Falling Management Fees: LP Pressure Gets Real

For decades, the two-and-twenty model, 2% management fees and 20% carried interest, defined private equity economics. Limited partners accepted this structure because returns justified it. As the rate environment changed and buyout returns normalized, that calculus shifted. LPs, particularly large pension funds and sovereign wealth funds with significant leverage over GP relationships, have used the current fundraising environment to push for lower fees, higher hurdle rates, and more favorable carry structures.

The practical result is a compression of management fee income relative to fund size, particularly at mid-market firms without the brand differentiation of the largest platforms. This makes operational efficiency within GP firms more important and accelerates consolidation among smaller managers who cannot sustain their cost structures on reduced fee income.

Dividend Recapitalizations: The Exit Alternative

With exit markets constrained by valuation mismatches between seller expectations and buyer capacity, dividend recapitalizations have become a primary mechanism for returning capital to LPs without requiring a full exit. A recap allows a portfolio company to take on additional debt and distribute the proceeds to equity holders, effectively monetizing a portion of the investment without triggering a sale.
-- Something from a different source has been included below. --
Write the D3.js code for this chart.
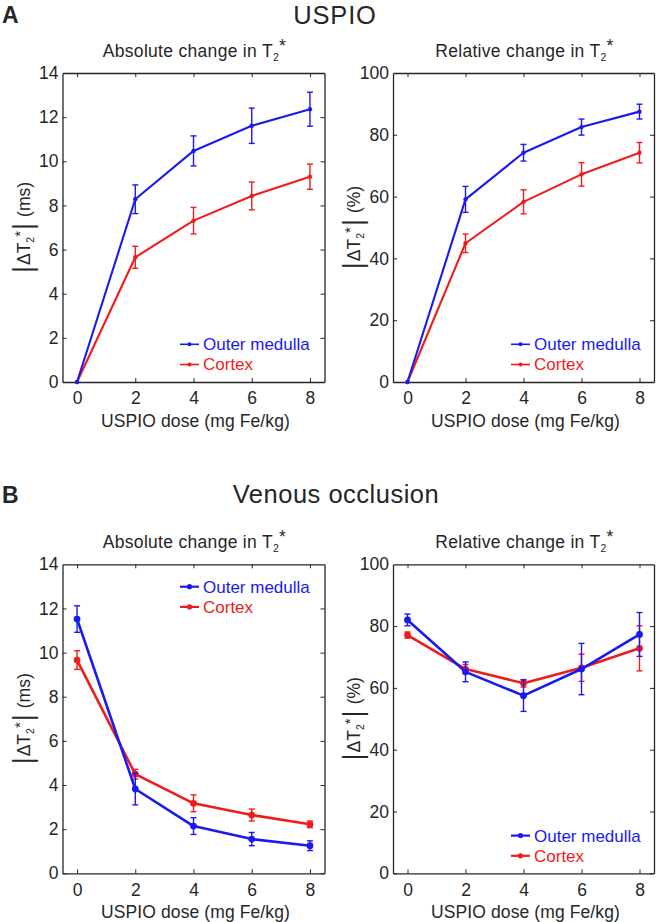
<!DOCTYPE html>
<html>
<head>
<meta charset="utf-8">
<script src="https://cdn.jsdelivr.net/npm/d3@7"></script>
<style>
  body { margin: 0; background: #fff; }
  svg { display: block; font-family: "Liberation Sans", Arial, Helvetica, sans-serif; }
</style>
</head>
<body>
<script>
// Doses on the x axis and tick values
const doses = [0, 2, 4, 6, 8];
const doseTicks = [0, 2, 4, 6, 8];
const absTicks = [0, 2, 4, 6, 8, 10, 12, 14];
const relTicks = [0, 20, 40, 60, 80, 100];
const seriesNames = ["Outer medulla", "Cortex"];

// A: USPIO
const uspioAbsMedulla = [0, 8.28, 10.47, 11.61, 12.36];
const uspioAbsMedullaErr = [0, 0.65, 0.68, 0.80, 0.77];
const uspioAbsCortex = [0, 5.65, 7.31, 8.43, 9.30];
const uspioAbsCortexErr = [0, 0.50, 0.60, 0.63, 0.57];
const uspioRelMedulla = [0, 59.1, 74.2, 82.5, 87.5];
const uspioRelMedullaErr = [0, 4.2, 2.7, 2.6, 2.4];
const uspioRelCortex = [0, 44.9, 58.3, 67.2, 74.2];
const uspioRelCortexErr = [0, 3.0, 3.9, 3.8, 3.3];

// B: venous occlusion
const venAbsMedulla = [11.52, 3.82, 2.14, 1.55, 1.25];
const venAbsMedullaErr = [0.60, 0.72, 0.38, 0.30, 0.22];
const venAbsCortex = [9.66, 4.49, 3.17, 2.64, 2.22];
const venAbsCortexErr = [0.42, 0.22, 0.38, 0.27, 0.15];
const venRelMedulla = [82.0, 65.2, 57.5, 66.1, 77.3];
const venRelMedullaErr = [1.9, 3.2, 5.1, 8.3, 7.1];
const venRelCortex = [77.1, 66.1, 61.5, 66.5, 72.8];
const venRelCortexErr = [1.0, 1.5, 1.2, 4.4, 7.3];

const blue = "#1a1af0", red = "#f01c1c", ink = "#262626";

const svg = d3.select("body").append("svg")
  .attr("width", 656).attr("height", 922);

// Panel letters and group titles
svg.append("text").attr("x", 2).attr("y", 23).text("A")
  .attr("font-size", 23).attr("font-weight", "bold").attr("fill", ink);
svg.append("text").attr("x", 2).attr("y", 503).text("B")
  .attr("font-size", 23).attr("font-weight", "bold").attr("fill", ink);
svg.append("text").attr("x", 335).attr("y", 24).text("USPIO")
  .attr("font-size", 25.5).attr("letter-spacing", 0.8).attr("text-anchor", "middle").attr("fill", ink);
svg.append("text").attr("x", 336).attr("y", 503).text("Venous occlusion")
  .attr("font-size", 25.5).attr("letter-spacing", 0.5).attr("text-anchor", "middle").attr("fill", ink);

const panels = [
  { x0: 62.5, x1: 324.5, y0: 73, y1: 382, ticks: absTicks, max: 14, title: "Absolute change in T", unit: "(ms)",
    med: uspioAbsMedulla, medErr: uspioAbsMedullaErr, cor: uspioAbsCortex, corErr: uspioAbsCortexErr,
    big: false, legend: "bottom" },
  { x0: 393, x1: 654, y0: 73, y1: 382, ticks: relTicks, max: 100, title: "Relative change in T", unit: "(%)",
    med: uspioRelMedulla, medErr: uspioRelMedullaErr, cor: uspioRelCortex, corErr: uspioRelCortexErr,
    big: false, legend: "bottom" },
  { x0: 62.5, x1: 324.5, y0: 564.3, y1: 873.3, ticks: absTicks, max: 14, title: "Absolute change in T", unit: "(ms)",
    med: venAbsMedulla, medErr: venAbsMedullaErr, cor: venAbsCortex, corErr: venAbsCortexErr,
    big: true, legend: "top" },
  { x0: 393, x1: 654, y0: 564.3, y1: 873.3, ticks: relTicks, max: 100, title: "Relative change in T", unit: "(%)",
    med: venRelMedulla, medErr: venRelMedullaErr, cor: venRelCortex, corErr: venRelCortexErr,
    big: true, legend: "bottom" }
];

panels.forEach(p => drawPanel(p));

function drawPanel(p) {
  const x = d3.scaleLinear().domain([-0.5, 8.5]).range([p.x0, p.x1]);
  const y = d3.scaleLinear().domain([0, p.max]).range([p.y1, p.y0]);
  const g = svg.append("g");
  const cx = (p.x0 + p.x1) / 2;

  // Box with inward ticks on all sides (MATLAB look)
  const tick = 4;
  const axes = [
    [d3.axisBottom(x).tickValues(doseTicks).tickSize(tick), p.y1, true],
    [d3.axisTop(x).tickValues(doseTicks).tickSize(tick), p.y0, false]
  ];
  axes.forEach(([ax, ty, labels]) => {
    const a = g.append("g").attr("transform", "translate(0," + ty + ")").call(ax.tickSizeOuter(0));
    a.selectAll(".tick line").attr("y2", ty === p.y1 ? -tick : tick).attr("stroke", ink);
    a.select(".domain").attr("stroke", ink).attr("stroke-width", 1.3);
    a.selectAll(".tick text").attr("fill", ink).attr("font-size", 17.5)
      .attr("font-family", null).attr("y", 10).attr("dy", "0.71em");
    if (!labels) a.selectAll(".tick text").remove();
  });
  [[d3.axisLeft(y), p.x0, true], [d3.axisRight(y), p.x1, false]].forEach(([ax, tx, labels]) => {
    const a = g.append("g").attr("transform", "translate(" + tx + ",0)")
      .call(ax.tickValues(p.ticks).tickSize(tick).tickSizeOuter(0));
    a.selectAll(".tick line").attr("x2", tx === p.x0 ? tick : -tick).attr("stroke", ink);
    a.select(".domain").attr("stroke", ink).attr("stroke-width", 1.3);
    a.selectAll(".tick text").attr("fill", ink).attr("font-size", 17.5)
      .attr("font-family", null).attr("x", -4);
    if (!labels) a.selectAll(".tick text").remove();
  });
  // hide end ticks at box corners
  g.selectAll(".tick").filter(d => d === p.max).select("line").remove();

  // Subtitle with T2*
  const t = g.append("text").attr("x", cx + 1).attr("y", p.y0 - 16)
    .attr("text-anchor", "middle").attr("font-size", 17.5).attr("letter-spacing", 0.3).attr("fill", ink);
  t.append("tspan").text(p.title);
  t.append("tspan").text("2").attr("font-size", 10.5).attr("dy", 4);
  t.append("tspan").text("*").attr("dy", -9);

  // X label
  g.append("text").attr("x", cx + 2).attr("y", p.y1 + 45)
    .attr("text-anchor", "middle").attr("font-size", 17.5).attr("letter-spacing", 0.1).attr("fill", ink)
    .text("USPIO dose (mg Fe/kg)");

  // Y label |ΔT2*| (unit)
  const lx = p.x0 - 33, ly = (p.y0 + p.y1) / 2;
  const yl = g.append("text").attr("transform", "translate(" + lx + "," + ly + ") rotate(-90)")
    .attr("text-anchor", "middle").attr("font-size", 17.5).attr("fill", ink);
  yl.append("tspan").text("|").attr("font-size", 27).attr("dy", 2);
  yl.append("tspan").text("ΔT").attr("dy", -2).attr("dx", 1);
  yl.append("tspan").text("2").attr("font-size", 10.5).attr("dy", 4);
  yl.append("tspan").text("*").attr("dy", -9).attr("font-size", 15);
  yl.append("tspan").text("|").attr("font-size", 27).attr("dy", 7).attr("dx", 1);
  yl.append("tspan").text(p.unit).attr("dy", -2).attr("dx", 6);

  const lw = p.big ? 2.6 : 2.1, r = p.big ? 3.4 : 2.2;
  const series = [
    { name: seriesNames[1], vals: p.cor, err: p.corErr, color: red },
    { name: seriesNames[0], vals: p.med, err: p.medErr, color: blue }
  ];
  const line = d3.line().x((d, i) => x(doses[i])).y(d => y(d));

  series.forEach(s => {
    const sg = g.append("g");
    sg.append("path").attr("d", line(s.vals)).attr("fill", "none")
      .attr("stroke", s.color).attr("stroke-width", lw).attr("stroke-linejoin", "round");
    // error bars
    const eb = sg.selectAll(".eb").data(s.vals.map((v, i) => ({ v: v, e: s.err[i], d: doses[i] })).filter(d => d.e > 0))
      .enter().append("g").attr("stroke", s.color).attr("stroke-width", 1.4);
    eb.append("line").attr("x1", d => x(d.d)).attr("x2", d => x(d.d))
      .attr("y1", d => y(d.v - d.e)).attr("y2", d => y(d.v + d.e));
    eb.append("line").attr("x1", d => x(d.d) - 3).attr("x2", d => x(d.d) + 3)
      .attr("y1", d => y(d.v - d.e)).attr("y2", d => y(d.v - d.e));
    eb.append("line").attr("x1", d => x(d.d) - 3).attr("x2", d => x(d.d) + 3)
      .attr("y1", d => y(d.v + d.e)).attr("y2", d => y(d.v + d.e));
    sg.selectAll("circle").data(s.vals).enter().append("circle")
      .attr("cx", (d, i) => x(doses[i])).attr("cy", d => y(d)).attr("r", r).attr("fill", s.color);
  });

  // Legend
  const legX = p.x0 + (p.x0 < 100 ? 117.5 : 118);
  const legY = p.legend === "top" ? p.y0 + 22.4 : p.y1 - 37.7;
  [[seriesNames[0], blue], [seriesNames[1], red]].forEach(([name, c], i) => {
    const yy = legY + i * 20.2;
    g.append("line").attr("x1", legX).attr("x2", legX + 19).attr("y1", yy).attr("y2", yy)
      .attr("stroke", c).attr("stroke-width", p.big ? 2.2 : 1.6);
    g.append("circle").attr("cx", legX + 9.5).attr("cy", yy).attr("r", p.big ? 2.6 : 2).attr("fill", c);
    g.append("text").attr("x", legX + 23).attr("y", yy).attr("dy", "0.35em")
      .attr("font-size", 17).attr("fill", c).text(name);
  });
}
</script>
</body>
</html>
Recap volumes reached record levels in 2024 and early 2025. The appeal is obvious: GPs can demonstrate returns to LPs without facing the discipline of a public markets or strategic buyer valuation process. The risk is equally obvious: the portfolio company carries additional leverage through the next economic cycle, reducing its resilience to revenue disruptions.

The Shift to Private Credit

The fastest growing segment of private markets is not buyout. It is credit. Private credit has expanded dramatically as banks retrenched from leveraged lending following regulatory changes. Direct lenders now provide a significant share of acquisition financing for mid-market deals, offering faster execution and greater flexibility than the broadly syndicated loan market.

For LPs, private credit offers current income, lower correlation to public equity markets, and more predictable cash flow distributions than buyout. This has driven significant capital allocation toward credit strategies at the expense of traditional equity buyout funds. The long-term implication is a market structure in which the line between debt and equity strategies continues to blur and GPs who can offer integrated capital solutions across the structure have a competitive advantage.

CS
Chatsworth View

The private equity industry is experiencing a paradox where management fees are under pressure and distributions to LPs are at historic lows, while the volume of continuation vehicles and recapitalizations reveals how GPs are extracting liquidity from portfolios without generating the exits that LPs actually need.